Bob Brinker was right in March 2003, but not until May 2009 at the earliest

Bob Brinker's gain since March 2003 when he called for his followers to fully invest in the stock market has been an impressive 7.14% per annum inflation-adjusted, on average, in the S&P500 index through March 2014.

Things didn't look anywhere near that good in April 2009, however, when his  return was still -0.45% per annum, inflation-adjusted, on average, for the 6 years plus one month. His returns had plunged at their worst to -2.32% per annum just the month before, through March 2009, because of the market crash, which of course he never saw coming and he never predicted. Bob remained fully invested into the teeth of the 2008-2009 banking apocalypse cum financial panic, and never told his followers to sell, as did Jim Cramer, infamously, the Monday after TARP was signed into law by President George W. Bush on October 3, 2008, a Friday, on national television no less. Who needs Monday morning coffee with that kind of news on NBC? I say Bob Brinker gets a lot of credit for that courage, and Cramer gets nothing but ridicule.

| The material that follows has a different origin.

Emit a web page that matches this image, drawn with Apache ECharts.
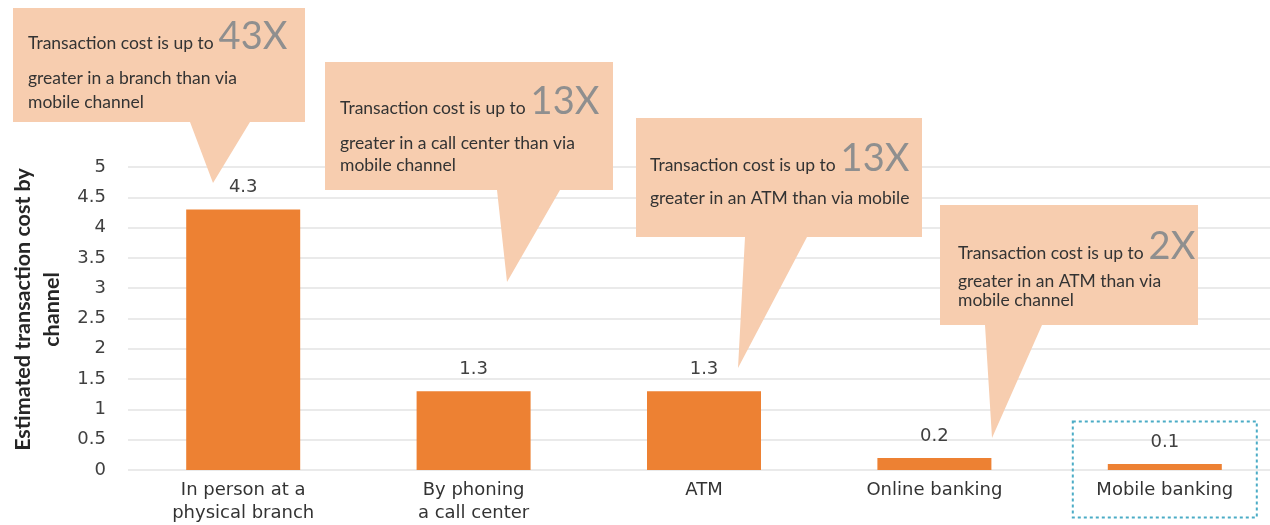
<!DOCTYPE html>
<html>
<head>
<meta charset="utf-8">
<script src="https://cdn.jsdelivr.net/npm/echarts@6/dist/echarts.min.js"></script>
<style>
  html, body { margin: 0; padding: 0; background: #ffffff; }
  #chart { width: 1270px; height: 525px; }
</style>
</head>
<body>
<div id="chart"></div>
<script>
// Channels and their estimated cost per transaction
const channels = [
  'In person at a\nphysical branch',
  'By phoning\na call center',
  'ATM',
  'Online banking',
  'Mobile banking'
];
const costs = [4.3, 1.3, 1.3, 0.2, 0.1];

// Callout texts
const calloutLead = [
  'Transaction cost is up to',
  'Transaction cost is up to',
  'Transaction cost is up to',
  'Transaction cost is up to'
];
const calloutMultiple = ['43X', '13X', '13X', '2X'];
const calloutRest = [
  'greater in a branch than via\nmobile channel',
  'greater in a call center than via\nmobile channel',
  'greater in an ATM than via mobile',
  'greater in an ATM than via\nmobile channel'
];

// Callout geometry in pixels:
// box [x0, y0, x1, y1], pointer base [bx0, bx1], tip [tx, ty],
// text left x, baseline of first line, baseline of second line, body line height
const calloutLayout = [
  { box: [13, 8, 305, 122],     base: [190, 250],  tip: [213, 183], tx: 28,  b1: 50,  b2: 85,  lh: 24 },
  { box: [325, 62, 613, 190],   base: [497, 560],  tip: [507, 282], tx: 340, b1: 115, b2: 150, lh: 22 },
  { box: [636, 118, 922, 237],  base: [745, 807],  tip: [738, 368], tx: 650, b1: 172, b2: 205, lh: 22 },
  { box: [940, 205, 1198, 325], base: [985, 1042], tip: [992, 438], tx: 958, b1: 260, b2: 288, lh: 19 }
];

const LABEL_FONT = '"DejaVu Sans", sans-serif';
const NOTE_FONT = 'Lato, "Open Sans", sans-serif';
const NOTE_SIZE = 17.5;
const BIG_SIZE = 38;

const chart = echarts.init(document.getElementById('chart'), null, { renderer: 'canvas' });

chart.setOption({
  backgroundColor: '#ffffff',
  animation: false,
  grid: { left: 128, right: -10, top: 167, bottom: 55, containLabel: false, outerBoundsMode: 'none' },
  xAxis: {
    type: 'category',
    data: channels,
    axisLine: { show: false },
    axisTick: { show: false },
    axisLabel: {
      fontFamily: LABEL_FONT, fontSize: 18, lineHeight: 23, color: '#333333',
      margin: 9, interval: 0
    }
  },
  yAxis: {
    type: 'value',
    min: 0, max: 5, interval: 0.5,
    name: 'Estimated transaction cost by\nchannel',
    nameLocation: 'middle',
    nameRotate: 90,
    nameGap: 59,
    nameTextStyle: {
      fontFamily: NOTE_FONT, fontSize: 21.5, fontWeight: 'bold', color: '#262626', lineHeight: 29,
      padding: [0, 0, 0, 18]
    },
    axisLine: { show: false },
    axisTick: { show: false },
    axisLabel: { fontFamily: LABEL_FONT, fontSize: 18, color: '#404040', margin: 22 },
    splitLine: { lineStyle: { color: '#e3e3e3', width: 1.5 } }
  },
  series: [{
    type: 'bar',
    data: costs,
    barWidth: 114,
    itemStyle: { color: '#ED8133' },
    label: {
      show: true, position: 'top', distance: 13,
      fontFamily: LABEL_FONT, fontSize: 18, color: '#404040'
    }
  }]
});

// Width of a string in a given font, used to place the large multiple after the lead text
const measureCtx = document.createElement('canvas').getContext('2d');
function textWidth(str, size, family) {
  measureCtx.font = size + 'px ' + family;
  return measureCtx.measureText(str).width;
}

// Callout bubbles and the highlight frame around the mobile channel
const graphics = [];
calloutLayout.forEach(function (c, i) {
  const [x0, y0, x1, y1] = c.box;
  graphics.push({
    type: 'polygon',
    z: 10,
    shape: {
      points: [[x0, y0], [x1, y0], [x1, y1], [c.base[1], y1], c.tip, [c.base[0], y1], [x0, y1]]
    },
    style: { fill: '#F7CDAF', stroke: null }
  });
  // lead text of the first line
  graphics.push({
    type: 'text', z: 11, x: c.tx, y: c.b1 - NOTE_SIZE * 0.36,
    style: {
      text: calloutLead[i], fontFamily: NOTE_FONT, fontSize: NOTE_SIZE,
      fill: '#333333', verticalAlign: 'middle', align: 'left'
    }
  });
  // large multiple sharing the first line's baseline
  graphics.push({
    type: 'text', z: 11,
    x: c.tx + textWidth(calloutLead[i], NOTE_SIZE, NOTE_FONT) + 5,
    y: c.b1 - BIG_SIZE * 0.36,
    style: {
      text: calloutMultiple[i], fontFamily: NOTE_FONT, fontSize: BIG_SIZE,
      fill: '#8f8f8f', verticalAlign: 'middle', align: 'left'
    }
  });
  // remaining lines
  graphics.push({
    type: 'text', z: 11, x: c.tx, y: c.b2 - NOTE_SIZE * 0.36 - c.lh / 2,
    style: {
      text: calloutRest[i], fontFamily: NOTE_FONT, fontSize: NOTE_SIZE, lineHeight: c.lh,
      fill: '#333333', verticalAlign: 'top', align: 'left'
    }
  });
});

// Dotted frame around the mobile banking column, placed from the axis scale
const mobileIdx = channels.length - 1;
const cx = chart.convertToPixel({ xAxisIndex: 0 }, mobileIdx);
const frameTop = chart.convertToPixel({ yAxisIndex: 0 }, 0.8);
graphics.push({
  type: 'rect',
  z: 12,
  shape: { x: cx - 92, y: frameTop, width: 184, height: 96 },
  style: { fill: null, stroke: '#4BACC6', lineWidth: 2, lineDash: [3, 3] }
});

chart.setOption({ graphic: graphics });
</script>
</body>
</html>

Bob Brinker's advice began to turn positive again in May 2009, as the stock market began to recover with the suspension of mark to market rules by the SEC in late March. Brinker never told anyone to get out of the markets, but soldiered on to where we are today. Was it prescience? Bull-headedness? Luck? Faith?

Here's what I think it was: Bob believes in secular markets, and he knew the secular high in 2000 was not matched in 2007 on an inflation-adjusted basis (1753), so there was no need for caution even though there might be a big correction. The financial collapse made him look like a fool for the size of it, but he knows that today even at 1967 the S&P500 remains well off the real 2000 high of 2045. We could just as easily get a big correction here before we march on to retest that real high.

Either way the market should retest the former high before the secular bear comes to an end, which means we have a bit more to go in point terms, but not very much.

I'm expecting a stock market sell order from Bob Brinker in the not very distant future as we get closer to 2045.

Anyone wanna bet we get as high as 2249?